### WORK TO COMPLETE
Below is a listing; write it out exactly and drop any images from it.

· · · ·

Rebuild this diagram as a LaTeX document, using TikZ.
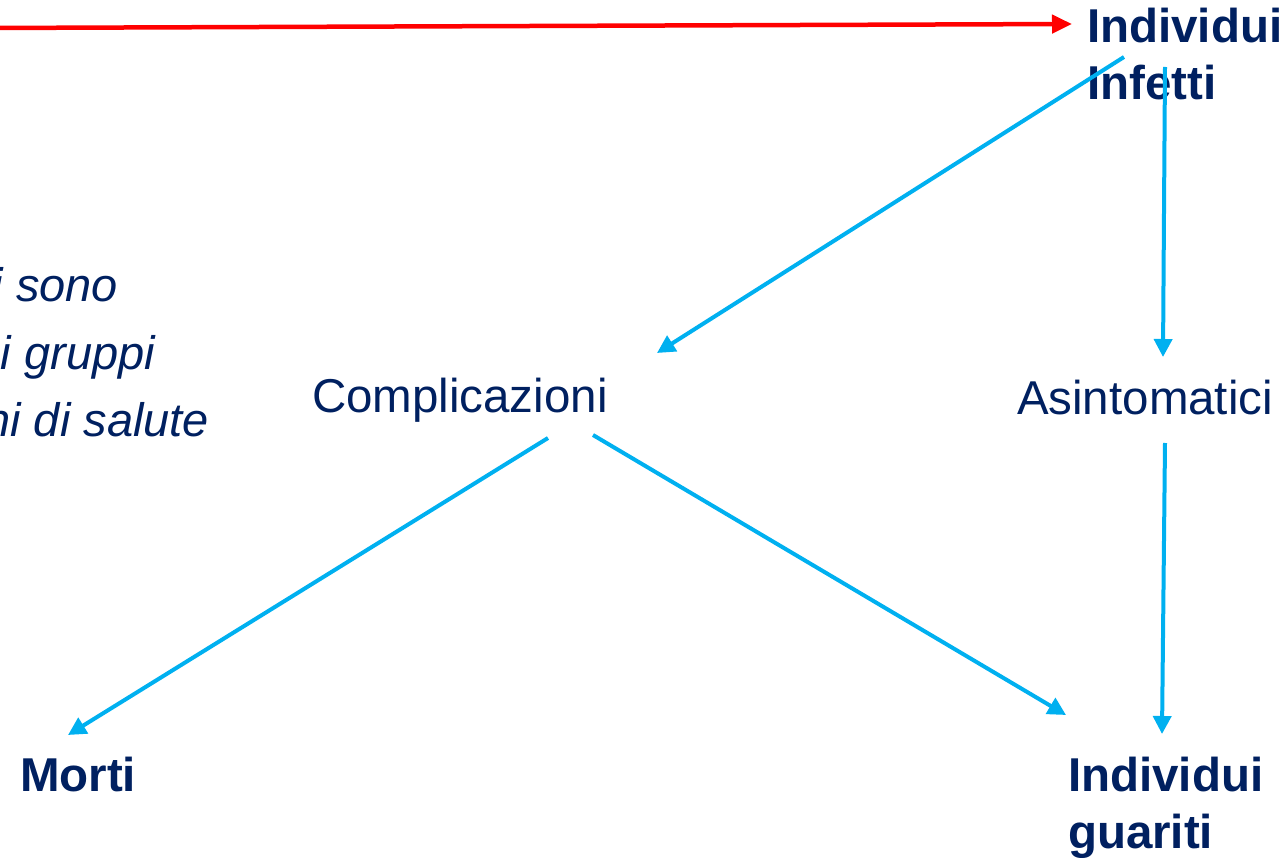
\documentclass[tikz,border=0pt]{standalone}
\usepackage{fontspec}
\setmainfont{Liberation Sans}
\usetikzlibrary{arrows.meta}
\definecolor{navy}{HTML}{002060}
\definecolor{sky}{HTML}{00B0F0}
\definecolor{redline}{HTML}{FF0000}
\tikzset{
  lbl/.style={inner sep=0pt, outer sep=0pt, text=navy, anchor=base west, font=\fontsize{47.5pt}{57pt}\selectfont},
  blbl/.style={lbl, font=\fontsize{47.5pt}{57pt}\selectfont\bfseries, align=left},
  itl/.style={inner sep=0pt, outer sep=0pt, text=navy, anchor=base east, font=\fontsize{47pt}{56pt}\selectfont\itshape},
  flow/.style={draw=sky, line width=4pt, -{Triangle[length=18pt,width=18pt]}},
  redflow/.style={draw=redline, line width=4.5pt, -{Triangle[length=20pt,width=18pt]}}
}
\begin{document}
\begin{tikzpicture}[x=1pt,y=-1pt]
\useasboundingbox (0,0) rectangle (1283,858);
% text (base anchor of a two-line node is its last line)
\node[blbl] (infetti) at (1087,100) {Individui\\Infetti};
\node[lbl] (compl) at (312,413) {Complicazioni};
\node[lbl] (asint) at (1017,415) {Asintomatici};
\node[blbl] (morti) at (20,791) {Morti};
\node[blbl] (guariti) at (1068,848) {Individui\\guariti};
\node[itl] (t1) at (118,302) {i sono};
\node[itl] (t2) at (155,370) {i gruppi};
\node[itl] (t3) at (209,437) {ni di salute};
% connector end points
\coordinate (rs) at (-10,28);
\coordinate (re) at (1072,24);
\coordinate (ic) at (1124,57);
\coordinate (ct) at (657,353);
\coordinate (ia) at (1165,67);
\coordinate (at) at (1163,357);
\coordinate (cm) at (548,438);
\coordinate (mt) at (68,735);
\coordinate (cg) at (593,435);
\coordinate (gt) at (1066,715);
\coordinate (ag) at (1165,443);
\coordinate (gt2) at (1162,734);
% connectors
\draw[redflow] (rs) -- (re);
\draw[flow] (ic) -- (ct);
\draw[flow] (ia) -- (at);
\draw[flow] (cm) -- (mt);
\draw[flow] (cg) -- (gt);
\draw[flow] (ag) -- (gt2);
\end{tikzpicture}
\end{document}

· · · ·

### RESULT FOR THIS TASK
Rebuild this diagram as a LaTeX document, using TikZ.
\documentclass[tikz,border=0pt]{standalone}
\usepackage{fontspec}
\setmainfont{Liberation Sans}
\usetikzlibrary{arrows.meta}
\definecolor{navy}{HTML}{002060}
\definecolor{sky}{HTML}{00B0F0}
\definecolor{redline}{HTML}{FF0000}
\tikzset{
  lbl/.style={inner sep=0pt, outer sep=0pt, text=navy, anchor=base west, font=\fontsize{47.5pt}{57pt}\selectfont},
  blbl/.style={lbl, font=\fontsize{47.5pt}{57pt}\selectfont\bfseries, align=left},
  itl/.style={inner sep=0pt, outer sep=0pt, text=navy, anchor=base east, font=\fontsize{47pt}{56pt}\selectfont\itshape},
  flow/.style={draw=sky, line width=4pt, -{Triangle[length=18pt,width=18pt]}},
  redflow/.style={draw=redline, line width=4.5pt, -{Triangle[length=20pt,width=18pt]}}
}
\begin{document}
\begin{tikzpicture}[x=1pt,y=-1pt]
\useasboundingbox (0,0) rectangle (1283,858);
% text (base anchor of a two-line node is its last line)
\node[blbl] (infetti) at (1087,100) {Individui\\Infetti};
\node[lbl] (compl) at (312,413) {Complicazioni};
\node[lbl] (asint) at (1017,415) {Asintomatici};
\node[blbl] (morti) at (20,791) {Morti};
\node[blbl] (guariti) at (1068,848) {Individui\\guariti};
\node[itl] (t1) at (118,302) {i sono};
\node[itl] (t2) at (155,370) {i gruppi};
\node[itl] (t3) at (209,437) {ni di salute};
% connector end points
\coordinate (rs) at (-10,28);
\coordinate (re) at (1072,24);
\coordinate (ic) at (1124,57);
\coordinate (ct) at (657,353);
\coordinate (ia) at (1165,67);
\coordinate (at) at (1163,357);
\coordinate (cm) at (548,438);
\coordinate (mt) at (68,735);
\coordinate (cg) at (593,435);
\coordinate (gt) at (1066,715);
\coordinate (ag) at (1165,443);
\coordinate (gt2) at (1162,734);
% connectors
\draw[redflow] (rs) -- (re);
\draw[flow] (ic) -- (ct);
\draw[flow] (ia) -- (at);
\draw[flow] (cm) -- (mt);
\draw[flow] (cg) -- (gt);
\draw[flow] (ag) -- (gt2);
\end{tikzpicture}
\end{document}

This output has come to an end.